Interesting, on my laptop computer, the article pops right up, but not on my phone....
Of course. If it's possible to post a pdf, I'll try when I get home. Or i could e-mail it to you if you want to pm me the address.
Well, he just lost a few of us when he said that he used a steel with very low carbon that probably hardens differently than the very shallow hardening W2. Thats kind of like saying that you are going to judge a series of red wines and having a bottle of Welch's grape juice in the mix.
This is true, they do equalize. Carbon will move throughout the steel. Like water seeking its level, it will move from areas of high to low carbon until they are equal, and also be steadily lost to the forge atmosphere unless it is tightly controlled. The rate that it equalizes is dependent on the difference in carbon between the two, the thickness that it has to travel through, and the temperature. When you are at welding temp, and have many layers, each of those layers is so thin, that the carbon dissolves into it pretty much evenly within a very short timeframe. The difference in colors displayed after etching is attributed to the difference of other elements in the steel, which tend to not migrate easily. Moran’s early work using O1/mild steel probably was at best an average of the carbon content of the two steels. I do recall from a video he had made, that he was putting a piece of O1 into the middle during the last weld so the primary edge steel was O1. I don’t know if he did that with all of them, but that would certainly help create at least a decent edge.
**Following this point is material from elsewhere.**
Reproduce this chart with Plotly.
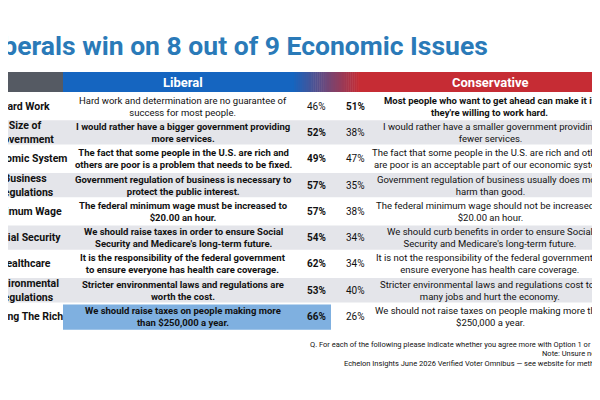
import plotly.graph_objects as go

# data
issues = ["Hard Work", "Size of<br>Government", "Economic System", "Business<br>Regulations",
          "Minimum Wage", "Social Security", "Healthcare", "Environmental<br>Regulations",
          "Taxing The Rich"]
liberal_text = [
    "Hard work and determination are no guarantee of<br>success for most people.",
    "I would rather have a bigger government providing<br>more services.",
    "The fact that some people in the U.S. are rich and<br>others are poor is a problem that needs to be fixed.",
    "Government regulation of business is necessary to<br>protect the public interest.",
    "The federal minimum wage must be increased to<br>$20.00 an hour.",
    "We should raise taxes in order to ensure Social<br>Security and Medicare's long-term future.",
    "It is the responsibility of the federal government<br>to ensure everyone has health care coverage.",
    "Stricter environmental laws and regulations are<br>worth the cost.",
    "We should raise taxes on people making more<br>than $250,000 a year.",
]
conservative_text = [
    "Most people who want to get ahead can make it if<br>they're willing to work hard.",
    "I would rather have a smaller government providing<br>fewer services.",
    "The fact that some people in the U.S. are rich and others<br>are poor is an acceptable part of our economic system.",
    "Government regulation of business usually does more<br>harm than good.",
    "The federal minimum wage should not be increased to<br>$20.00 an hour.",
    "We should curb benefits in order to ensure Social<br>Security and Medicare's long-term future.",
    "It is not the responsibility of the federal government to<br>ensure everyone has health care coverage.",
    "Stricter environmental laws and regulations cost too<br>many jobs and hurt the economy.",
    "We should not raise taxes on people making more than<br>$250,000 a year.",
]
liberal_pct = [46, 52, 49, 57, 57, 54, 62, 53, 66]
conservative_pct = [51, 38, 47, 35, 38, 34, 34, 40, 26]

FONT = "Liberation Sans Narrow, Roboto, sans-serif"
fig = go.Figure()
shapes = []
ann = []

top, pitch = 93, 26.3
# header
shapes.append(dict(type="rect", x0=-5, x1=63, y0=72, y1=92, fillcolor="#555a63", line_width=0))
shapes.append(dict(type="rect", x0=63, x1=292, y0=72, y1=92, fillcolor="#1565c0", line_width=0))
shapes.append(dict(type="rect", x0=360, x1=615, y0=72, y1=92, fillcolor="#c62c34", line_width=0))
n = 35
for k in range(n):
    t = k / (n - 1)
    r = int(0x15 + t * (0xc6 - 0x15)); g = int(0x65 + t * (0x2c - 0x65)); b = int(0xc0 + t * (0x34 - 0xc0))
    x0 = 292 + k * 68 / n
    shapes.append(dict(type="rect", x0=x0, x1=x0 + 68 / n + 0.5, y0=72, y1=92,
                       fillcolor=f"rgb({r},{g},{b})", line_width=0))
ann.append(dict(x=183, y=82, text="<b>Liberal</b>", font=dict(color="white", size=13)))
ann.append(dict(x=490, y=82, text="<b>Conservative</b>", font=dict(color="white", size=13)))

for i in range(len(issues)):
    y0 = top + i * pitch
    yc = y0 + pitch / 2
    if i % 2 == 1:
        shapes.append(dict(type="rect", x0=-5, x1=615, y0=y0 + 1, y1=y0 + pitch - 1,
                           fillcolor="#e4e5ea", line_width=0))
    if i == len(issues) - 1:
        shapes.append(dict(type="rect", x0=63, x1=331, y0=y0 + 1, y1=y0 + pitch,
                           fillcolor="#7fb0e0", line_width=0))
    lib_win = liberal_pct[i] > conservative_pct[i]
    lb = (lambda s, w: f"<b>{s}</b>" if w else s)
    ann.append(dict(x=25, y=yc, text=f"<b>{issues[i]}</b>", font=dict(size=10.5)))
    ann.append(dict(x=183, y=yc, text=lb(liberal_text[i], lib_win), font=dict(size=9.5)))
    ann.append(dict(x=316, y=yc, text=lb(f"{liberal_pct[i]}%", lib_win), font=dict(size=10)))
    ann.append(dict(x=355, y=yc, text=lb(f"{conservative_pct[i]}%", not lib_win), font=dict(size=10)))
    ann.append(dict(x=490, y=yc, text=lb(conservative_text[i], not lib_win), font=dict(size=9.5)))

ann.append(dict(x=490, y=45, xanchor="right", text="<b>Liberals win on 8 out of 9 Economic Issues</b>",
                font=dict(size=26.5, color="#2a7ab8")))
foot = ["Q. For each of the following please indicate whether you agree more with Option 1 or Option 2.",
        "Note: Unsure not shown.",
        "Echelon Insights June 2026 Verified Voter Omnibus \u2014 see website for methodology"]
foot_x = [308, 540, 342]
for j, s in enumerate(foot):
    ann.append(dict(x=foot_x[j], y=344 + j * 9.5, xanchor="left", text=s, font=dict(size=7.5)))

for a in ann:
    a.update(xref="x", yref="y", showarrow=False)
    a.setdefault("xanchor", "center")
    a["font"].setdefault("color", "#111")
    a["font"]["family"] = FONT

# page body adds ~8px offset, so the range is shifted to compensate
fig.update_layout(width=600, height=400, margin=dict(l=0, r=0, t=0, b=0),
                  plot_bgcolor="white", paper_bgcolor="white", shapes=shapes, annotations=ann,
                  xaxis=dict(range=[8, 608], visible=False),
                  yaxis=dict(range=[408, 8], visible=False), showlegend=False)
fig.write_html("out.html")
Either way, knowledge of pattern welding and metallurgy in general has made some pretty huge advances since then. It looks cool and all, but I’m willing to bet that 99% of people doing it are making cool looking steel that in the end doesn’t perform as well as either of the parent steels.
Well, you also had the fairy tale about the "damascus cutting effect" and such.
In 2009, pretty much everyone that I talked to who was making the stuff was using a mixture like we use today.Assuming the 3-2 ratio between O-1 and 1018, your BEST hope would be like .67 carbon to start off. Compared that to a low starting point of .80-.81 if you use good 1084/5 and 15N20.
Kevin Cashen says that he still uses thick layers, starting with 3 1/2 inch pieces of O1 and 2 of L6. Not sure how he breaks it up when he adds )2 to the mix like I have seen him do lately. I typically would do 8 1/4 inch layers of 1084 and 14 pieces of .072 15N20 doubled up to get 7 .144. layers. I have to buy some 15N20 so I will try to get some .156 this time. Still have enough 1/4" 1084 in that 1.5 x 1/4 x 48 for like 18 more billets plus enough of the old Schrade NOS 1/4 x 1 x 36 for like 40 smaller stacks. LOLMoran started with 1/2" stock, three pieces. That's a lot of time at welding temp to get enough layers. I "cheated" when I went to Zowada's and we made my first billet from 1/4" stock. There couldn't be squat left for carbon in there. And, it's bothered me for many years I have no idea of the carbon left in there when I finished making a billet.
I had just hoped in my years-long absence someone had done a graduate study on the topic or someone of note would create samples and have a cousin or something in a metals lab...
If one searches the article cited above, in addition to the regular journal article there's a pic of a poster-board style display. It leaves me guessing it was presented at some scientific conference regarding Materials Science. A grad school project on a budget, he likely lacked funds to get post-production chemistries run and estimated the migration based on the amount and distribution of pearlite instead. Not the best way, but still telling as the carbon keeps creeping toward the edges as it's burnt away during forging.
Well, you also had the fairy tale about the "damascus cutting effect" and such.
I don't know what adding O2 to his normal mix does beyond giving you better dark color. A lot of guys in Europe use O2 and 15N20 or its German sibling 75Ni8.